__Exercise requirements__
Repeat the material below exactly, with no pictures.

__Supplied material__
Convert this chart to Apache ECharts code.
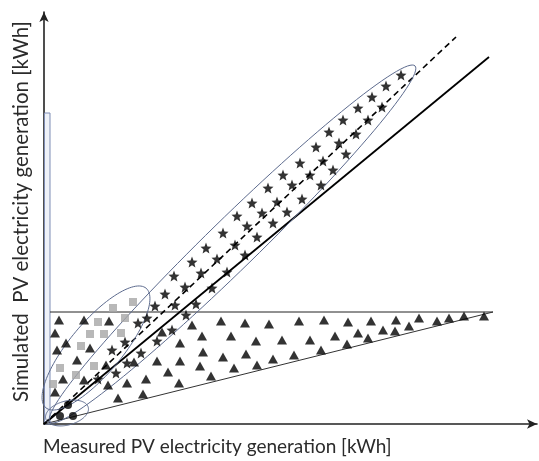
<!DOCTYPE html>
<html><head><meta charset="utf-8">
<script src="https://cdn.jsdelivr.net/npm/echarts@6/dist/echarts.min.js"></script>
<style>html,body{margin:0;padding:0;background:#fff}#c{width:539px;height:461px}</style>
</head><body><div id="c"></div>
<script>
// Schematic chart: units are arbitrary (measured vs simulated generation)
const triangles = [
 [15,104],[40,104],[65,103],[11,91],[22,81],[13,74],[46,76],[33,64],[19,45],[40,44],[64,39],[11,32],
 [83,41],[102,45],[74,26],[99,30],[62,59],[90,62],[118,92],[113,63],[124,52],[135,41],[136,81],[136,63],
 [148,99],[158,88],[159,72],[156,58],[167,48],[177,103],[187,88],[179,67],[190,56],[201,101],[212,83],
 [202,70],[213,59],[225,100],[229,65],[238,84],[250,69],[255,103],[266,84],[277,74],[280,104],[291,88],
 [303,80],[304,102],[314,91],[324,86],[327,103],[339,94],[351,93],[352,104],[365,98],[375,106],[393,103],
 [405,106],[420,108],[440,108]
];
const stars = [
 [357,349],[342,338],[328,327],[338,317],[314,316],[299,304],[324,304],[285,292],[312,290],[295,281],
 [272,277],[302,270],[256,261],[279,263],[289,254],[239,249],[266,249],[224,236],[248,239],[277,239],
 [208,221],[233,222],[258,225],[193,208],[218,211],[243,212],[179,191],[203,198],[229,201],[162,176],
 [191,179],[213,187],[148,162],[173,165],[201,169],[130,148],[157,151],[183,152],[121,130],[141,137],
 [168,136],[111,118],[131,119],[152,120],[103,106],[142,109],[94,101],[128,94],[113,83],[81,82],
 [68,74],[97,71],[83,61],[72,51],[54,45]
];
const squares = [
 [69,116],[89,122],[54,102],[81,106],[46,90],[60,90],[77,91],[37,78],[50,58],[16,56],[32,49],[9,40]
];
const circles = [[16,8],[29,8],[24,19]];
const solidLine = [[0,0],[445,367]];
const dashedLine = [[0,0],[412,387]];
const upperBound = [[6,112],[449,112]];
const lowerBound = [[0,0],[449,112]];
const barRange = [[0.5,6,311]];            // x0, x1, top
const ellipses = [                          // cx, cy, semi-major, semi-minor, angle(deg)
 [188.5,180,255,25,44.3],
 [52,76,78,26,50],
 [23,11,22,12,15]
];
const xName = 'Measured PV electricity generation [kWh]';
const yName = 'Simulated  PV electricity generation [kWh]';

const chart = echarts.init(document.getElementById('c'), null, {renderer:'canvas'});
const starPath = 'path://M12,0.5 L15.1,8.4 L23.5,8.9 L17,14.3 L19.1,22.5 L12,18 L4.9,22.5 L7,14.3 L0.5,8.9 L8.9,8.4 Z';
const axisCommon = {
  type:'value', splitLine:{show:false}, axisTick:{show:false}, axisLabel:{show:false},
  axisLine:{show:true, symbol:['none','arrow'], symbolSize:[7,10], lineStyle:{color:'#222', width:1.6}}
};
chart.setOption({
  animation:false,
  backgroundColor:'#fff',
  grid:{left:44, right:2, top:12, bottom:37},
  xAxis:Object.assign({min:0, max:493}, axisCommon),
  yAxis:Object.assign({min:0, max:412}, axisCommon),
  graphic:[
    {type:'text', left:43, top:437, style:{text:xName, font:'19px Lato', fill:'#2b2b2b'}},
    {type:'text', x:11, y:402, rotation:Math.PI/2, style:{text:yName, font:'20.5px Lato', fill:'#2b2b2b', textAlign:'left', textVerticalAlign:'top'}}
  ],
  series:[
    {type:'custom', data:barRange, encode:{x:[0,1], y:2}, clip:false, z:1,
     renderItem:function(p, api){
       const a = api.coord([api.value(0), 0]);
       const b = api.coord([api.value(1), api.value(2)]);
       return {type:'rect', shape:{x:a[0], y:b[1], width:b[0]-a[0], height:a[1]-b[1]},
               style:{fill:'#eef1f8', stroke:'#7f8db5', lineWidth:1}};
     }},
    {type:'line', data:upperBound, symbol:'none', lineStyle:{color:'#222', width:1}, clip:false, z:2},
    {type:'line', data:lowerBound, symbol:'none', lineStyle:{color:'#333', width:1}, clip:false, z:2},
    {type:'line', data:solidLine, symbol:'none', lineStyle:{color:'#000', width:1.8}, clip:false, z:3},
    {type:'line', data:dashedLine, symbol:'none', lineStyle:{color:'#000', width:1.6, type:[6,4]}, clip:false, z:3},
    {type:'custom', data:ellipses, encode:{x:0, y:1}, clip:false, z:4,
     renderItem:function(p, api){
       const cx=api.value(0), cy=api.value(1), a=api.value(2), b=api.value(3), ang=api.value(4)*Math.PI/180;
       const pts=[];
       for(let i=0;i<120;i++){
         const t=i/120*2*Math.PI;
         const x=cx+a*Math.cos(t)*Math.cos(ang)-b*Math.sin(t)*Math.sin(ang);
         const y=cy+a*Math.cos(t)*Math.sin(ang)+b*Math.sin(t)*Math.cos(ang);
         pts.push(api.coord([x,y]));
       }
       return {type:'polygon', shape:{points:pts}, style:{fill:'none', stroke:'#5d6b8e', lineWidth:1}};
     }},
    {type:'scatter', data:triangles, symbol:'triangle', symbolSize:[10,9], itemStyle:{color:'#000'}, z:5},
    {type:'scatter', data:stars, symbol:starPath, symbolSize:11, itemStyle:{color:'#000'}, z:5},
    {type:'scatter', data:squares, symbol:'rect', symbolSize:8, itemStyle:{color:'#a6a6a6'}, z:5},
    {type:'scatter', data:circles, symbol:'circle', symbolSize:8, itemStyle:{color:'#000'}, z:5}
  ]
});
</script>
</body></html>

__Answer for this exercise__
Convert this chart to Apache ECharts code.
<!DOCTYPE html>
<html><head><meta charset="utf-8">
<script src="https://cdn.jsdelivr.net/npm/echarts@6/dist/echarts.min.js"></script>
<style>html,body{margin:0;padding:0;background:#fff}#c{width:539px;height:461px}</style>
</head><body><div id="c"></div>
<script>
// Schematic chart: units are arbitrary (measured vs simulated generation)
const triangles = [
 [15,104],[40,104],[65,103],[11,91],[22,81],[13,74],[46,76],[33,64],[19,45],[40,44],[64,39],[11,32],
 [83,41],[102,45],[74,26],[99,30],[62,59],[90,62],[118,92],[113,63],[124,52],[135,41],[136,81],[136,63],
 [148,99],[158,88],[159,72],[156,58],[167,48],[177,103],[187,88],[179,67],[190,56],[201,101],[212,83],
 [202,70],[213,59],[225,100],[229,65],[238,84],[250,69],[255,103],[266,84],[277,74],[280,104],[291,88],
 [303,80],[304,102],[314,91],[324,86],[327,103],[339,94],[351,93],[352,104],[365,98],[375,106],[393,103],
 [405,106],[420,108],[440,108]
];
const stars = [
 [357,349],[342,338],[328,327],[338,317],[314,316],[299,304],[324,304],[285,292],[312,290],[295,281],
 [272,277],[302,270],[256,261],[279,263],[289,254],[239,249],[266,249],[224,236],[248,239],[277,239],
 [208,221],[233,222],[258,225],[193,208],[218,211],[243,212],[179,191],[203,198],[229,201],[162,176],
 [191,179],[213,187],[148,162],[173,165],[201,169],[130,148],[157,151],[183,152],[121,130],[141,137],
 [168,136],[111,118],[131,119],[152,120],[103,106],[142,109],[94,101],[128,94],[113,83],[81,82],
 [68,74],[97,71],[83,61],[72,51],[54,45]
];
const squares = [
 [69,116],[89,122],[54,102],[81,106],[46,90],[60,90],[77,91],[37,78],[50,58],[16,56],[32,49],[9,40]
];
const circles = [[16,8],[29,8],[24,19]];
const solidLine = [[0,0],[445,367]];
const dashedLine = [[0,0],[412,387]];
const upperBound = [[6,112],[449,112]];
const lowerBound = [[0,0],[449,112]];
const barRange = [[0.5,6,311]];            // x0, x1, top
const ellipses = [                          // cx, cy, semi-major, semi-minor, angle(deg)
 [188.5,180,255,25,44.3],
 [52,76,78,26,50],
 [23,11,22,12,15]
];
const xName = 'Measured PV electricity generation [kWh]';
const yName = 'Simulated  PV electricity generation [kWh]';

const chart = echarts.init(document.getElementById('c'), null, {renderer:'canvas'});
const starPath = 'path://M12,0.5 L15.1,8.4 L23.5,8.9 L17,14.3 L19.1,22.5 L12,18 L4.9,22.5 L7,14.3 L0.5,8.9 L8.9,8.4 Z';
const axisCommon = {
  type:'value', splitLine:{show:false}, axisTick:{show:false}, axisLabel:{show:false},
  axisLine:{show:true, symbol:['none','arrow'], symbolSize:[7,10], lineStyle:{color:'#222', width:1.6}}
};
chart.setOption({
  animation:false,
  backgroundColor:'#fff',
  grid:{left:44, right:2, top:12, bottom:37},
  xAxis:Object.assign({min:0, max:493}, axisCommon),
  yAxis:Object.assign({min:0, max:412}, axisCommon),
  graphic:[
    {type:'text', left:43, top:437, style:{text:xName, font:'19px Lato', fill:'#2b2b2b'}},
    {type:'text', x:11, y:402, rotation:Math.PI/2, style:{text:yName, font:'20.5px Lato', fill:'#2b2b2b', textAlign:'left', textVerticalAlign:'top'}}
  ],
  series:[
    {type:'custom', data:barRange, encode:{x:[0,1], y:2}, clip:false, z:1,
     renderItem:function(p, api){
       const a = api.coord([api.value(0), 0]);
       const b = api.coord([api.value(1), api.value(2)]);
       return {type:'rect', shape:{x:a[0], y:b[1], width:b[0]-a[0], height:a[1]-b[1]},
               style:{fill:'#eef1f8', stroke:'#7f8db5', lineWidth:1}};
     }},
    {type:'line', data:upperBound, symbol:'none', lineStyle:{color:'#222', width:1}, clip:false, z:2},
    {type:'line', data:lowerBound, symbol:'none', lineStyle:{color:'#333', width:1}, clip:false, z:2},
    {type:'line', data:solidLine, symbol:'none', lineStyle:{color:'#000', width:1.8}, clip:false, z:3},
    {type:'line', data:dashedLine, symbol:'none', lineStyle:{color:'#000', width:1.6, type:[6,4]}, clip:false, z:3},
    {type:'custom', data:ellipses, encode:{x:0, y:1}, clip:false, z:4,
     renderItem:function(p, api){
       const cx=api.value(0), cy=api.value(1), a=api.value(2), b=api.value(3), ang=api.value(4)*Math.PI/180;
       const pts=[];
       for(let i=0;i<120;i++){
         const t=i/120*2*Math.PI;
         const x=cx+a*Math.cos(t)*Math.cos(ang)-b*Math.sin(t)*Math.sin(ang);
         const y=cy+a*Math.cos(t)*Math.sin(ang)+b*Math.sin(t)*Math.cos(ang);
         pts.push(api.coord([x,y]));
       }
       return {type:'polygon', shape:{points:pts}, style:{fill:'none', stroke:'#5d6b8e', lineWidth:1}};
     }},
    {type:'scatter', data:triangles, symbol:'triangle', symbolSize:[10,9], itemStyle:{color:'#000'}, z:5},
    {type:'scatter', data:stars, symbol:starPath, symbolSize:11, itemStyle:{color:'#000'}, z:5},
    {type:'scatter', data:squares, symbol:'rect', symbolSize:8, itemStyle:{color:'#a6a6a6'}, z:5},
    {type:'scatter', data:circles, symbol:'circle', symbolSize:8, itemStyle:{color:'#000'}, z:5}
  ]
});
</script>
</body></html>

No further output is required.